##### DATA SHOWN #####

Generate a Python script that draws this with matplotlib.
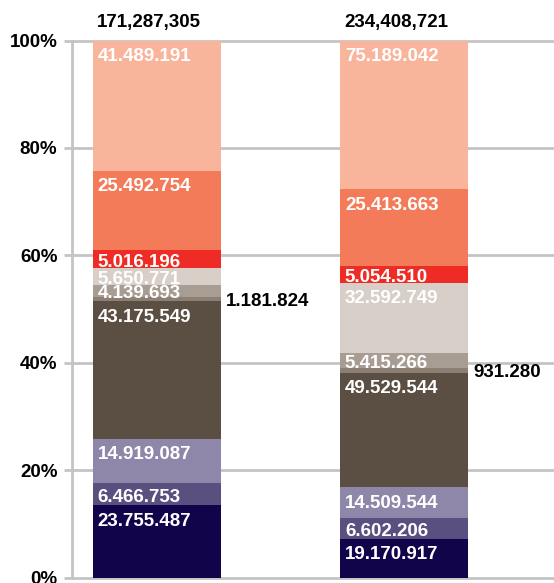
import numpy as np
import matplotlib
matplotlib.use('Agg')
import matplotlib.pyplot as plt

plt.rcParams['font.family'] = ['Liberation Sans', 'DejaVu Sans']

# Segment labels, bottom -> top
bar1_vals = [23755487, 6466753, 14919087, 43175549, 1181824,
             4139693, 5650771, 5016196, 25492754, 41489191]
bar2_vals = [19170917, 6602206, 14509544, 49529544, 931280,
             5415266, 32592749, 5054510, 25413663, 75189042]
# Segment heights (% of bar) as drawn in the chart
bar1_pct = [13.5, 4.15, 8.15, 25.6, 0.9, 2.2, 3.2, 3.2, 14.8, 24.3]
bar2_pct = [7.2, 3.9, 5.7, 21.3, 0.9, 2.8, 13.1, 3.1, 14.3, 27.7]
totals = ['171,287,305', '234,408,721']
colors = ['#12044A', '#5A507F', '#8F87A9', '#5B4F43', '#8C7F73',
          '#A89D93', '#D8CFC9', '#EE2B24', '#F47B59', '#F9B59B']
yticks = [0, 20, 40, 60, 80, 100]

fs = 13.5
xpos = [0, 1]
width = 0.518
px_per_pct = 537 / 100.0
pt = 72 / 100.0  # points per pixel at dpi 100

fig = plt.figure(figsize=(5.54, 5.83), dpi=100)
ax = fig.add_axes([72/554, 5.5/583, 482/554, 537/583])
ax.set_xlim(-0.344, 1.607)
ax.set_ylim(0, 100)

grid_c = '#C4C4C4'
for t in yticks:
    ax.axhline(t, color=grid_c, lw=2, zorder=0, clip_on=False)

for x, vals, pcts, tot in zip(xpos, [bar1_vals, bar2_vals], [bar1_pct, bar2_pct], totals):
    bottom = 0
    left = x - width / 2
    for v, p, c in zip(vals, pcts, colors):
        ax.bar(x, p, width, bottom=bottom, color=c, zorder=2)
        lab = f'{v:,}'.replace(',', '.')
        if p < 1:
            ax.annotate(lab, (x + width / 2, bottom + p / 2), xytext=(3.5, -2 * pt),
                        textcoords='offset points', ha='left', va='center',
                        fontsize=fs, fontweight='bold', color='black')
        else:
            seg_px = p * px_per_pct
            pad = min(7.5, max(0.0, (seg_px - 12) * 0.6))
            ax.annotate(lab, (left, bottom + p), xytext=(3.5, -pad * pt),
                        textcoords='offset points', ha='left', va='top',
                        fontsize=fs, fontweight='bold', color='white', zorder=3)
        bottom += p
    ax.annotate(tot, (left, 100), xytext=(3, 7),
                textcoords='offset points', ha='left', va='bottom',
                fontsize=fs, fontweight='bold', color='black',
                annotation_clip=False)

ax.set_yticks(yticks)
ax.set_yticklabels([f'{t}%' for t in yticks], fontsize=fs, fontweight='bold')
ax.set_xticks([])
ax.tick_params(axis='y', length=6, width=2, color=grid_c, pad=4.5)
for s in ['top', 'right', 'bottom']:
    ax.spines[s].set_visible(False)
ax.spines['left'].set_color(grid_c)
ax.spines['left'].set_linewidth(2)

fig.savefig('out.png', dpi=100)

#####

[INSTRUCTIONS FOR THE TASK] Pictures stay out. Repeat only the lines from the beginning of the data through the line that has "pt = 72 / 100.0".

[RESULT]
Generate a Python script that draws this with matplotlib.
import numpy as np
import matplotlib
matplotlib.use('Agg')
import matplotlib.pyplot as plt

plt.rcParams['font.family'] = ['Liberation Sans', 'DejaVu Sans']

# Segment labels, bottom -> top
bar1_vals = [23755487, 6466753, 14919087, 43175549, 1181824,
             4139693, 5650771, 5016196, 25492754, 41489191]
bar2_vals = [19170917, 6602206, 14509544, 49529544, 931280,
             5415266, 32592749, 5054510, 25413663, 75189042]
# Segment heights (% of bar) as drawn in the chart
bar1_pct = [13.5, 4.15, 8.15, 25.6, 0.9, 2.2, 3.2, 3.2, 14.8, 24.3]
bar2_pct = [7.2, 3.9, 5.7, 21.3, 0.9, 2.8, 13.1, 3.1, 14.3, 27.7]
totals = ['171,287,305', '234,408,721']
colors = ['#12044A', '#5A507F', '#8F87A9', '#5B4F43', '#8C7F73',
          '#A89D93', '#D8CFC9', '#EE2B24', '#F47B59', '#F9B59B']
yticks = [0, 20, 40, 60, 80, 100]

fs = 13.5
xpos = [0, 1]
width = 0.518
px_per_pct = 537 / 100.0
pt = 72 / 100.0  # points per pixel at dpi 100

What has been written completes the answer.